Chinese film The Donor, directed by Zang Qiwu, was awarded best movie and best screenplay at the 34th Turin Film Festival. The news was announced on the festival’s website on Saturday.

Zang, 40, has worked with Zhang on some of his best known works including Under the Hawthorn Tree and The Flowers of War.

The Donor tells the story of a poor Chinese man who wants to make money for his wife and son by selling a kidney to a rich family.

The film was selected for being “so beautifully observed in such rigorous poetic means, in storytelling, direction, performance and understanding in the world we try and live in”, the festival jury wrote on the website.

The Donor also won the “New Currents Award” at the 21st Busan International Film Festival in South Korea last month.

Another Chinese film, Knife in the Clear Water by Wang Xuebo, won the “Busan” award, which is given to new directors in Asia.

Wang’s film, about ethnic Hui people in northwestern China, also won an award for cinematography at the Hawaii International Film Festival earlier this month.

Despite the accolades for the two young directors, the absence of Chinese movies at the world’s top film festivals this year has disappointed many in the industry.

The world’s second largest film market had no home-made works in the competition sections of film festivals held in Cannes, Venice or Toronto.

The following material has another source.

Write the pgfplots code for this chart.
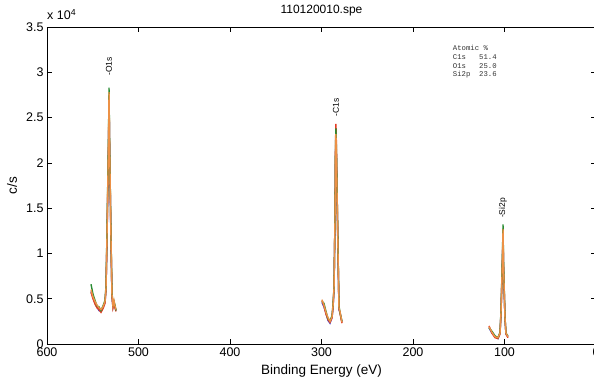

The slowdown in China’s box office growth this year has also led many to question whether poor quality or a lack of novelty in mainland films have driven audiences towards foreign films.

Cinema box-office receipts in China grew 13 per cent in the first eight months of 2016, according to industry consultancy Entgroup.

The growth was down sharply from 2015, when box office takings jumped 48 per cent year on year.
Although the distribution of imported movies is tightly controlled to favour domestic films, half of the 10 films that saw the highest ticket sales in 2016 were made in the United States, according to Entgroup.

Speaking to mainland news portal Sohu.com in October, Zang said Chinese films had yet to reach international standards.

“I do not think they discriminate against Chinese-language movies,” the director was quoted as saying.

“Look at the works at the top three festivals.

“They are ahead of their time. Their ideas are brilliant.”